BY PIETER LEENKNEGT
Foreigners on this campus have many reasons to question the possible motives for celebrating the HLS GOP’s recent celebration of the “Reagan legacy.” The standard explanation offered is that “many still carry their former eighties president in their hearts — as the man who won over communism.” It is even more puzzling to hear Hollywood’s Red Dawn recommended as “what probably would have happened if Ronald Reagan wouldn’t have been elected”. This embarassing cocktail of naiveté and revisionism urges us to re-analyze foreign policy during Reagan’s tenure.
For us, Reagan is hardly the hero of the end of the Cold War. The active role of the people of Eastern Europe and the inefficiencies of communist planned economies had much more to do with the demise of the dictatorial socialism practiced there than anything significantly achieved by Reagan.
Reagan’s strategy — essentially, a massive weapons buildup designed to cripple the Soviet economy — does not explain the 1.2 billion Chinese slowly abandoning their planned economy without the need of a hawkish American carrying missiles around. Besides, it sounded dramatically cynical to hear Prof. Charles Fried, speaking about the Reagan legacy last week, calling the tremendous resources involved in the arms race as “excess capacity” on the U.S. side. Maybe it would be instructive to ask the American working poor, sick and unemployed about what a wonderful economic period the eighties were. And we can ask the Russians, too, about the devastating and lasting consequences for their economy, long after they embraced capitalism.
Secondly, the inherent Russian roulette involved in driving an adversary into desperation while rooflessly building up military capacity is that you can face, at one side of the spectrum, a Gorbachev, timely addressing the inability or unwillingness to continue the race, or, at the other side, a Kim Jong Il, ready to starve his people to death in order to scale up the international confrontation. Dehumanizing “Evil Empire” imagery that treats “the Reds” as a monolithic block overlooks the real policy alternatives any regime had, at any time. Do we congratulate Reagan then, for the luck he had in facing the more reasonable of possible opponents?
Yet another part of the claimed victory over communism is to suggest that the Evil Empire left no legacy whatsoever. Some despise Jimmy Carter and members of academia for having appeased the enemy by flirting with a third way, from Sweden to Yugoslavia, and treat that as a historical error. It totally overlooks the fact that such a model of social democracy actually did take shape, and is most probably there to stay, with the support of an overwhelmingly vast majority of European states. Now is there still a clear case for a ‘winner’ of the battle over the old continent?
“Defeating communism” also meant supporting, even installing, a variety of dictatorships, especially in Latin America, where the people paid an enormous price for American intervention. Little or no weight was given to the fact that several of the overthrown elected governments had merely tried to bring about a just redistribution of means and resources to the largely unequal and dictatorial legacy of colonialism. Does anybody remember sinister Reaganite apparachiks Somoza, Videla, Noriega or Pinochet (the latter of whom would have never been there without U.S. support in the first place)?

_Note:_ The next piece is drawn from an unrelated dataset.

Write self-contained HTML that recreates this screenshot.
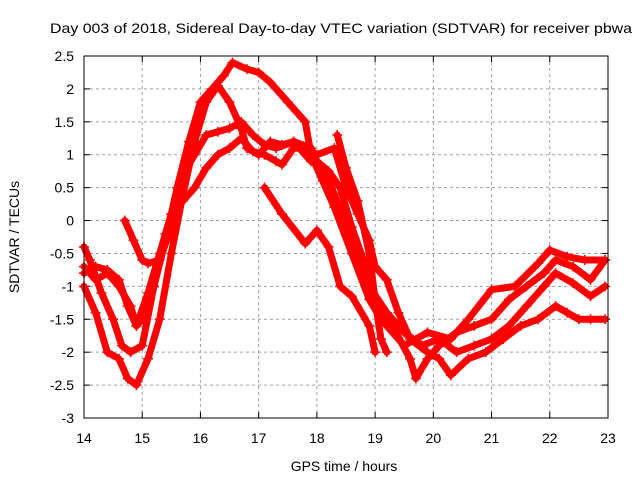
<!DOCTYPE html>
<html><head><meta charset="utf-8"><style>
body{margin:0;background:#fff}
svg{display:block;font-family:"Liberation Sans",sans-serif;font-size:14px}
</style></head><body>
<svg id="c" width="640" height="480">
<text x="50" y="33" textLength="582" lengthAdjust="spacingAndGlyphs">Day 003 of 2018, Sidereal Day-to-day VTEC variation (SDTVAR) for receiver pbwa</text>
<text x="344" y="471" text-anchor="middle">GPS time / hours</text>
<text transform="translate(19,237) rotate(-90)" text-anchor="middle">SDTVAR / TECUs</text>
<g id="grid"></g><g id="ticks"></g><g id="series"></g>
<rect x="84" y="56" width="524" height="362" fill="none" stroke="#000"/>
</svg>
<script>
const xTicks=[14,15,16,17,18,19,20,21,22,23];
const yTicks=[2.5,2,1.5,1,0.5,0,-0.5,-1,-1.5,-2,-2.5,-3];
const yTickLabels=["2.5","2","1.5","1","0.5","0","-0.5","-1","-1.5","-2","-2.5","-3"];
const seriesA=[[14.0,-0.7],[14.2,-0.9],[14.4,-0.8],[14.6,-1.0],[14.8,-1.3],[14.9,-1.6],[15.0,-1.5],[15.2,-1.0],[15.4,-0.3],[15.6,0.5],[15.8,1.2],[16.0,1.8],[16.2,2.0],[16.4,2.2],[16.55,2.4],[16.8,2.3],[17.0,2.25],[17.2,2.1],[17.5,1.8],[17.8,1.5],[17.9,1.0],[18.1,0.6],[18.3,0.2],[18.6,-0.5],[18.9,-1.2],[19.1,-1.5],[19.5,-1.9],[19.9,-1.7],[20.3,-1.8],[20.6,-1.5],[21.0,-1.05],[21.4,-1.0],[21.8,-0.65],[22.0,-0.45],[22.3,-0.55],[22.6,-0.6],[22.95,-0.6]];
const seriesB=[[14.0,-1.0],[14.2,-1.4],[14.4,-2.0],[14.6,-2.1],[14.75,-2.4],[14.9,-2.5],[15.1,-2.1],[15.3,-1.5],[15.5,-0.5],[15.7,0.4],[15.9,1.2],[16.1,1.8],[16.3,2.05],[16.5,1.8],[16.7,1.4],[16.8,1.1],[17.0,1.0],[17.2,1.2],[17.4,1.15],[17.6,1.2],[17.9,1.1],[18.0,0.9],[18.2,0.75],[18.4,0.5],[18.6,-0.1],[18.8,-0.6],[19.0,-1.2],[19.3,-1.6],[19.6,-2.1],[19.7,-2.4],[19.9,-2.1],[20.1,-1.9],[20.4,-1.7],[20.7,-1.6],[21.0,-1.5],[21.3,-1.2],[21.6,-1.0],[21.9,-0.8],[22.1,-0.6],[22.4,-0.7],[22.7,-0.9],[22.95,-0.6]];
const seriesC=[[14.0,-0.4],[14.1,-0.6],[14.3,-1.1],[14.5,-1.5],[14.65,-1.9],[14.8,-2.0],[15.0,-1.9],[15.2,-1.0],[15.4,-0.2],[15.5,0.1],[15.7,0.7],[15.9,1.0],[16.1,1.3],[16.3,1.35],[16.5,1.4],[16.7,1.5],[16.9,1.3],[17.1,1.15],[17.3,1.1],[17.6,1.2],[17.9,0.9],[18.1,0.8],[18.3,0.4],[18.5,-0.1],[18.7,-0.5],[18.9,-1.0],[19.2,-1.4],[19.5,-1.7],[19.8,-1.9],[20.1,-1.8],[20.4,-2.0],[20.7,-1.9],[21.0,-1.8],[21.3,-1.6],[21.6,-1.3],[21.9,-1.0],[22.1,-0.8],[22.4,-0.95],[22.7,-1.15],[22.95,-1.0]];
const seriesD=[[14.0,-0.8],[14.2,-0.7],[14.4,-0.75],[14.6,-0.9],[14.75,-1.3],[14.9,-1.6],[15.1,-1.1],[15.3,-0.5],[15.5,0.1],[15.7,0.3],[15.9,0.5],[16.1,0.8],[16.3,1.0],[16.5,1.1],[16.7,1.25],[16.9,1.05],[17.1,1.0],[17.3,0.9],[17.4,0.85],[17.6,1.1],[17.8,1.1],[18.0,1.0],[18.3,1.1],[18.5,0.5],[18.7,0.1],[18.9,-0.3],[19.0,-0.7],[19.2,-0.9],[19.4,-1.4],[19.6,-1.8],[19.9,-2.0],[20.1,-2.1],[20.3,-2.35],[20.6,-2.1],[20.9,-2.0],[21.2,-1.8],[21.5,-1.6],[21.8,-1.5],[22.1,-1.3],[22.3,-1.4],[22.5,-1.5],[22.7,-1.5],[22.95,-1.5]];
const seriesE=[[14.7,0.0],[14.85,-0.3],[15.0,-0.6],[15.1,-0.65],[15.3,-0.6],[15.5,-0.1],[15.6,0.3]];
const seriesF=[[17.1,0.5],[17.4,0.1],[17.8,-0.35],[18.0,-0.15],[18.2,-0.4],[18.4,-1.0],[18.6,-1.15],[18.9,-1.6],[19.0,-2.0]];
const seriesG=[[18.35,1.3],[18.5,0.8],[18.7,0.3],[18.9,-0.5],[19.0,-1.2],[19.1,-1.8],[19.2,-2.0]];
const allSeries=[seriesA,seriesB,seriesC,seriesD,seriesE,seriesF,seriesG];
const NS="http://www.w3.org/2000/svg";
const X=h=>84+(h-14)*524/9;
const Y=v=>56+(2.5-v)*362/5.5;
function mk(t,a,p){const e=document.createElementNS(NS,t);for(const k in a)e.setAttribute(k,a[k]);p.appendChild(e);return e;}
const g=document.getElementById('grid'),tk=document.getElementById('ticks'),s=document.getElementById('series');
xTicks.forEach(h=>{
 if(h>14&&h<23){const l=mk('line',{x1:X(h),x2:X(h),y1:56,y2:418,stroke:'#a0a0a0','stroke-dasharray':'3,3'},g);
 }
 const t=mk('text',{x:X(h),y:443,'text-anchor':'middle'},tk);t.textContent=h;
 
 mk('line',{x1:X(h),x2:X(h),y1:418,y2:412,stroke:'#000'},tk);mk('line',{x1:X(h),x2:X(h),y1:56,y2:62,stroke:'#000'},tk);
});
yTicks.forEach((v,i)=>{
 if(v<2.5&&v>-3){const l=mk('line',{x1:84,x2:608,y1:Y(v),y2:Y(v),stroke:'#a0a0a0','stroke-dasharray':'3,3'},g);
 }
 const t=mk('text',{x:74,y:Y(v)+5,'text-anchor':'end'},tk);t.textContent=yTickLabels[i];
 
 mk('line',{x1:84,x2:90,y1:Y(v),y2:Y(v),stroke:'#000'},tk);mk('line',{x1:608,x2:602,y1:Y(v),y2:Y(v),stroke:'#000'},tk);
});
allSeries.forEach((sr,i)=>{
 const p=mk('polyline',{points:sr.map(d=>X(d[0])+','+Y(d[1])).join(' '),fill:'none',stroke:'#f00','stroke-width':7,'stroke-linejoin':'round','stroke-linecap':'round'},s);
 
 sr.forEach(d=>{const x=X(d[0]),y=Y(d[1]);
  const m=mk('path',{d:`M${x-5},${y}H${x+5}M${x},${y-5}V${y+5}`,stroke:'#f00','stroke-width':1.5},s);
  });
});
</script>
</body></html>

Fortunately for Lula, the name of the game nowadays is no longer what it was, or his fate might already have been the same as Chilean former president Allende’s.
The International Film Series recently featured Coverup: Behind the Iran-Contra Affair, about a terrorist guerilla representative trained ànd financed by the Reagan administration. Little does it matter, according to Reagan’s former solicitor general Charles Fried, whether or not the president was informed — after all, the illegal support led to a massive election defeat for the “evil” Sandinista government. Strange division of roles, isn’t it: “evil communists” organizing elections, U.S. government fueling guerilla warfare.
The world at large doesn’t have much empathy for any of Reagan’s Kodak moments. For some, the trauma still runs deep. Nobody outside the U.S. has ever celebrated his foreign achievements, let alone his birthday. The concern aroused by these pro-Reagan celebrations matters now more than ever, given the prominence of recycled Reaganites in the upcoming war. To name but a few of Reagan’s old and most notorious former supporting cast that are back in the picture, John Poindexter is the new director of Total Information Awareness and Ollie North reappears in full glory at Fox News to entertain the nation about another war. Not to mention the Bush family, of course.
How serious do we have to take this neo-Reaganite administration when it talks about “removing a dictator?” It has remarkably few historical credentials to deserve our trust. Is it cynical if we look with a certain degree of skepticism at today’s case being served in an overall moral and allegedly idealistic sauce? Is it superfluous to ask the people involved to provide us with hard evidence of a genuine international threat before we join them on their expeditions? We still need to be convinced.
Ten other international students from nine different countries co-authored this column.